Only the lines from the one containing "Clone this chart in matplotlib." through the one containing "ax.spines['bottom'].set_bounds(-0.5, 2.45)" should be output, both ends included and exactly as they appear, minus any pictures.

(Source code of charts)
○ ○ ○ ○ ○

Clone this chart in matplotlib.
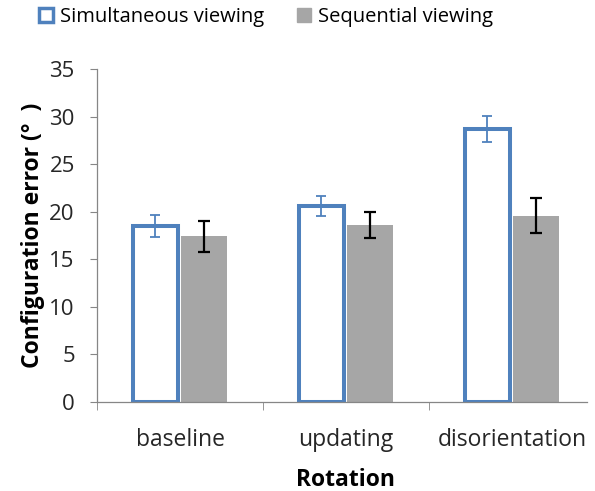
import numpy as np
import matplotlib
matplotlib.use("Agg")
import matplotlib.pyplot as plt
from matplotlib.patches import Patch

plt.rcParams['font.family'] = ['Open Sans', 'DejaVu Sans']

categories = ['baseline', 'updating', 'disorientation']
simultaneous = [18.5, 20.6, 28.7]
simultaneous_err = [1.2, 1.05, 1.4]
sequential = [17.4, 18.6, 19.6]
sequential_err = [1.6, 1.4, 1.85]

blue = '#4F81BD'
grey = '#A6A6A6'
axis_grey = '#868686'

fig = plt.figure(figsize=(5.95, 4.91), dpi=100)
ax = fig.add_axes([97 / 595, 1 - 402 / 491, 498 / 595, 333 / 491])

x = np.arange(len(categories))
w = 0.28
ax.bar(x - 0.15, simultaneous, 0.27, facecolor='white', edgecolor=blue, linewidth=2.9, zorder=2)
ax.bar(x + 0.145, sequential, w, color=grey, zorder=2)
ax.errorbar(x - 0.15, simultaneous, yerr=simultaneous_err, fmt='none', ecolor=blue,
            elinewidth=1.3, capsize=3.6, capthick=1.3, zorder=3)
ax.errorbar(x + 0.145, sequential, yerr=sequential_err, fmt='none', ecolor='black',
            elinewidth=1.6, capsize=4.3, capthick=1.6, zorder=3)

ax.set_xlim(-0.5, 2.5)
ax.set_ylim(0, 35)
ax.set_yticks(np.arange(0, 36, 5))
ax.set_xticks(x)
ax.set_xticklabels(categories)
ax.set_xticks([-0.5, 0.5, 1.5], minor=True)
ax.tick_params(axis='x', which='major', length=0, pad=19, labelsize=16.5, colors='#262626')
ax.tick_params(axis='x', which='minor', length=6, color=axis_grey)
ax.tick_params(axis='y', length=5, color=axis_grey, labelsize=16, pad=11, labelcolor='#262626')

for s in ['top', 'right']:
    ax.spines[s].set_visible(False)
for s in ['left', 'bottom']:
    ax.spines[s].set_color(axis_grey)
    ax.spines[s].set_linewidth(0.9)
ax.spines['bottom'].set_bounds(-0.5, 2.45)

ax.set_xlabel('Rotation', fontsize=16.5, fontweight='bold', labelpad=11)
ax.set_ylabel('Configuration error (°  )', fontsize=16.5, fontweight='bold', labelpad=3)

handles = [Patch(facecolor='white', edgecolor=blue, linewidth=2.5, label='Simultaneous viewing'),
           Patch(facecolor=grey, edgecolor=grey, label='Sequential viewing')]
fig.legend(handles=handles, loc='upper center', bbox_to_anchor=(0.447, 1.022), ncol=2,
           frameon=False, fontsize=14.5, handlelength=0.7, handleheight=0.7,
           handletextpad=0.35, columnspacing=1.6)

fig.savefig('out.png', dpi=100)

○ ○ ○ ○ ○

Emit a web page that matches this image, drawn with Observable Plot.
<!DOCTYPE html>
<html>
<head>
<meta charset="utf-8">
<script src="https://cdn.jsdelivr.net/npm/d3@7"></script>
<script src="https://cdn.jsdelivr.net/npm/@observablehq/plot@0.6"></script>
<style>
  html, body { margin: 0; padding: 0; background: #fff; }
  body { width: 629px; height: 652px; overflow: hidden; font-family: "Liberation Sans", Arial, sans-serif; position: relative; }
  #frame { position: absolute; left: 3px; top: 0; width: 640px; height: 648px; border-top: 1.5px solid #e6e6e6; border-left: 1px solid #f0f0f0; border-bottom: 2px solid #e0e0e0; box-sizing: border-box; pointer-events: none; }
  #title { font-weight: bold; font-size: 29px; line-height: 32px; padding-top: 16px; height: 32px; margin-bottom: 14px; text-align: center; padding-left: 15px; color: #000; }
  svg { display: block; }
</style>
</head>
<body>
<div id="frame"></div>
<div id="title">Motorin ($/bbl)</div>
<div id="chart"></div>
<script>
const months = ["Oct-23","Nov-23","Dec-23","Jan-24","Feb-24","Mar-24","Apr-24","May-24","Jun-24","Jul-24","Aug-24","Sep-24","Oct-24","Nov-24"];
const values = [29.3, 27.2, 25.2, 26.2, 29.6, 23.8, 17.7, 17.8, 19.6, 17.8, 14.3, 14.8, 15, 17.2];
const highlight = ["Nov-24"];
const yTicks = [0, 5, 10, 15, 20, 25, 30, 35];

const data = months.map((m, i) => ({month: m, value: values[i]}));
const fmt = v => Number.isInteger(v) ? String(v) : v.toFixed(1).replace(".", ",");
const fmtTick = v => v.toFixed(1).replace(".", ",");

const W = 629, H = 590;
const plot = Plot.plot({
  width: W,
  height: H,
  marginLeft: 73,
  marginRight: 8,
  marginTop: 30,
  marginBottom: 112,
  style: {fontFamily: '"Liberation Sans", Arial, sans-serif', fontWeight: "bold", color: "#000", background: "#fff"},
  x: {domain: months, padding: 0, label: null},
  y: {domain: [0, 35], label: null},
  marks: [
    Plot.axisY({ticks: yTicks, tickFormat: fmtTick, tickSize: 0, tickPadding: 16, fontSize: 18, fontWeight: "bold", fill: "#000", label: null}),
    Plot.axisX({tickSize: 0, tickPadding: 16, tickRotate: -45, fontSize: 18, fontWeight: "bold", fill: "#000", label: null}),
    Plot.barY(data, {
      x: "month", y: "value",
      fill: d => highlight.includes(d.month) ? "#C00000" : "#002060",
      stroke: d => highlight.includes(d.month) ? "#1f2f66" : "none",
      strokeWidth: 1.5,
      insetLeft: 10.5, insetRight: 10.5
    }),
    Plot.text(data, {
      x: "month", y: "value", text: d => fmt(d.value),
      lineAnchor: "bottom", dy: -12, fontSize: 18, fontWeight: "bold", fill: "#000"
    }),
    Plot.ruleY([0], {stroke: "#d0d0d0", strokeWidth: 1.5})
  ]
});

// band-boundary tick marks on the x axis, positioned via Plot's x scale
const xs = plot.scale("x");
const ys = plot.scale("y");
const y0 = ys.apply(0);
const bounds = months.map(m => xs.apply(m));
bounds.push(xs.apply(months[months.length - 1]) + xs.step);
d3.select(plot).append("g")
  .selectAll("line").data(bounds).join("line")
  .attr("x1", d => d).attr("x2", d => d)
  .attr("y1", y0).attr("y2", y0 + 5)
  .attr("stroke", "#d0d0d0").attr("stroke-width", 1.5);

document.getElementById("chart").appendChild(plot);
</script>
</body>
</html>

○ ○ ○ ○ ○

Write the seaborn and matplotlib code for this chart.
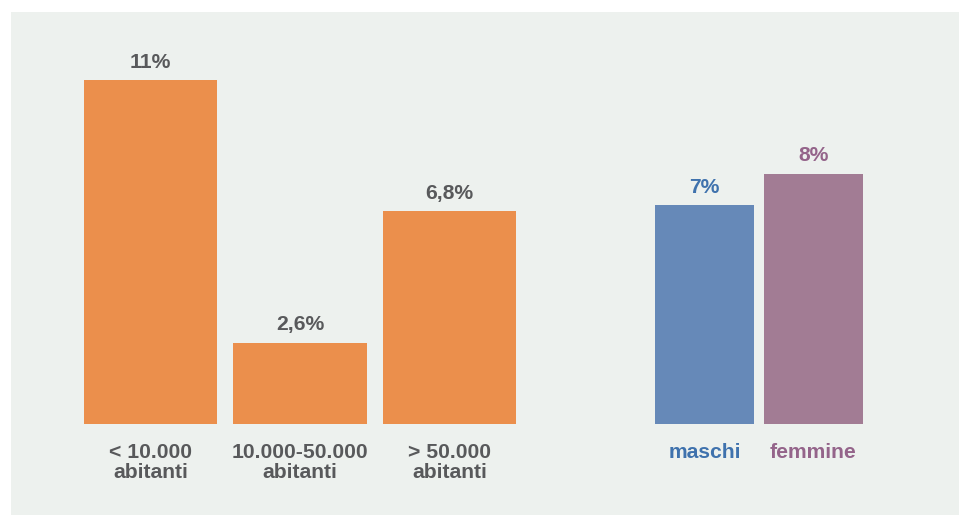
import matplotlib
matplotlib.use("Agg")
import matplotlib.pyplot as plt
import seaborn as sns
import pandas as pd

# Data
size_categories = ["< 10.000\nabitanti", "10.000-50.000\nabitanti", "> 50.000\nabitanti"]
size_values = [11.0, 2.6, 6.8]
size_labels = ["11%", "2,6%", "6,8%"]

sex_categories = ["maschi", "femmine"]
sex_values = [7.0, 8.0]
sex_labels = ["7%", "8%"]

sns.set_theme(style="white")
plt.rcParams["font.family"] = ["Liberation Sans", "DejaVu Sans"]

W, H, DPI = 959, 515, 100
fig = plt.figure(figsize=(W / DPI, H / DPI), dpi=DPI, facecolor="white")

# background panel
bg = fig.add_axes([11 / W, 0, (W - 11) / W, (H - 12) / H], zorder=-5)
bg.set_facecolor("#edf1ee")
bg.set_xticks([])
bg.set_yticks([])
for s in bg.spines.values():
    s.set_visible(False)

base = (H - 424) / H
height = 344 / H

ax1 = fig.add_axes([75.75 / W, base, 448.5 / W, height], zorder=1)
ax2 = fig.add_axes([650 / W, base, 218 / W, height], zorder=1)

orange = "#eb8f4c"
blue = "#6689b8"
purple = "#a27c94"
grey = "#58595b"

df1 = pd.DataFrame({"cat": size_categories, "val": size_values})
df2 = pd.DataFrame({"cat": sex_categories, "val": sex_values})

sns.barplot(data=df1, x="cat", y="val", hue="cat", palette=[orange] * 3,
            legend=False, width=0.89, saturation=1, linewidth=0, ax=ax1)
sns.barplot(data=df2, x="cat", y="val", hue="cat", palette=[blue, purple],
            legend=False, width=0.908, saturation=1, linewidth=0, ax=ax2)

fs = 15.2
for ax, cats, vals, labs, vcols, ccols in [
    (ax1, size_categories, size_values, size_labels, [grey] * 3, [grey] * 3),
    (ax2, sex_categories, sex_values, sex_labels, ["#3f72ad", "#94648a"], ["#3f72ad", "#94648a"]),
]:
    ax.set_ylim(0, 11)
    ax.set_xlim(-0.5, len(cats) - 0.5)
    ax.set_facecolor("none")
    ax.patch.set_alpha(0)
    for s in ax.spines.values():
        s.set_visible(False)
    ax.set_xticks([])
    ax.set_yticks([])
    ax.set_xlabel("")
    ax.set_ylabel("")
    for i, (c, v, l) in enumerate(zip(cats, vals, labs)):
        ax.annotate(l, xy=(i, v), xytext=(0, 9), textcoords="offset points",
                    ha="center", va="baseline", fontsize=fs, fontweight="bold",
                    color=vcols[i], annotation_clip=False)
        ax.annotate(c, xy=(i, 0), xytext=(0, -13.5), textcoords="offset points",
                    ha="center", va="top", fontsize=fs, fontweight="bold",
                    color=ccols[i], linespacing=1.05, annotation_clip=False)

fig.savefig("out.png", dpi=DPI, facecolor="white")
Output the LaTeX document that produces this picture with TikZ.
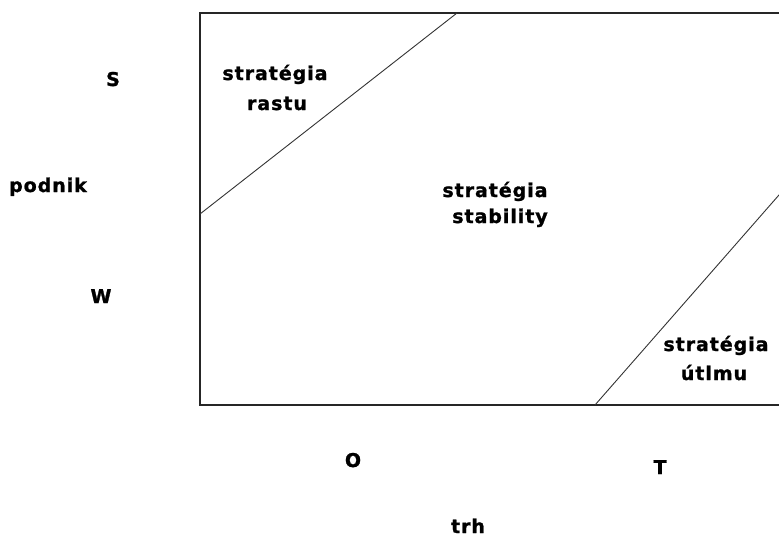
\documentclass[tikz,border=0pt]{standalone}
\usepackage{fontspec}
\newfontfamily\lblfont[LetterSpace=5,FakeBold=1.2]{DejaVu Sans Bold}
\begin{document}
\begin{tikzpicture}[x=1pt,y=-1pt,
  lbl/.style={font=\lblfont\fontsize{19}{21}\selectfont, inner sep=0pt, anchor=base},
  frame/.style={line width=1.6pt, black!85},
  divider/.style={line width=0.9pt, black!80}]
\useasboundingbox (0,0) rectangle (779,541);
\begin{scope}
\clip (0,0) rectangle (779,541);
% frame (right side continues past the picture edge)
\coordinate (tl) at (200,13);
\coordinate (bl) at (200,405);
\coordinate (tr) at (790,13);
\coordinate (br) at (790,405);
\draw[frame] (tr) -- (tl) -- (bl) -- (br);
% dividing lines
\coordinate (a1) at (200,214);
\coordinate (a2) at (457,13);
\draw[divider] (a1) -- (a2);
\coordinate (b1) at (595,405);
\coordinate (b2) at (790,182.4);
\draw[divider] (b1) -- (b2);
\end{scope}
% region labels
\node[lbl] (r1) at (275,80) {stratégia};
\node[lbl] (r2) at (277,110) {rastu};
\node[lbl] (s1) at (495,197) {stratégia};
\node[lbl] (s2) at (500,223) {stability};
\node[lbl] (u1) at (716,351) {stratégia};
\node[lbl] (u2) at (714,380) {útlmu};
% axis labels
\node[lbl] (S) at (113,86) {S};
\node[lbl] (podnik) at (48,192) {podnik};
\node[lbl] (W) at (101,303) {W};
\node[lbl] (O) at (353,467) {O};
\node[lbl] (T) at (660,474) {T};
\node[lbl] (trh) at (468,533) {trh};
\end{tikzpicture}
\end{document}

○ ○ ○ ○ ○

THE COMPLETED TASK —
Clone this chart in matplotlib.
import numpy as np
import matplotlib
matplotlib.use("Agg")
import matplotlib.pyplot as plt
from matplotlib.patches import Patch

plt.rcParams['font.family'] = ['Open Sans', 'DejaVu Sans']

categories = ['baseline', 'updating', 'disorientation']
simultaneous = [18.5, 20.6, 28.7]
simultaneous_err = [1.2, 1.05, 1.4]
sequential = [17.4, 18.6, 19.6]
sequential_err = [1.6, 1.4, 1.85]

blue = '#4F81BD'
grey = '#A6A6A6'
axis_grey = '#868686'

fig = plt.figure(figsize=(5.95, 4.91), dpi=100)
ax = fig.add_axes([97 / 595, 1 - 402 / 491, 498 / 595, 333 / 491])

x = np.arange(len(categories))
w = 0.28
ax.bar(x - 0.15, simultaneous, 0.27, facecolor='white', edgecolor=blue, linewidth=2.9, zorder=2)
ax.bar(x + 0.145, sequential, w, color=grey, zorder=2)
ax.errorbar(x - 0.15, simultaneous, yerr=simultaneous_err, fmt='none', ecolor=blue,
            elinewidth=1.3, capsize=3.6, capthick=1.3, zorder=3)
ax.errorbar(x + 0.145, sequential, yerr=sequential_err, fmt='none', ecolor='black',
            elinewidth=1.6, capsize=4.3, capthick=1.6, zorder=3)

ax.set_xlim(-0.5, 2.5)
ax.set_ylim(0, 35)
ax.set_yticks(np.arange(0, 36, 5))
ax.set_xticks(x)
ax.set_xticklabels(categories)
ax.set_xticks([-0.5, 0.5, 1.5], minor=True)
ax.tick_params(axis='x', which='major', length=0, pad=19, labelsize=16.5, colors='#262626')
ax.tick_params(axis='x', which='minor', length=6, color=axis_grey)
ax.tick_params(axis='y', length=5, color=axis_grey, labelsize=16, pad=11, labelcolor='#262626')

for s in ['top', 'right']:
    ax.spines[s].set_visible(False)
for s in ['left', 'bottom']:
    ax.spines[s].set_color(axis_grey)
    ax.spines[s].set_linewidth(0.9)
ax.spines['bottom'].set_bounds(-0.5, 2.45)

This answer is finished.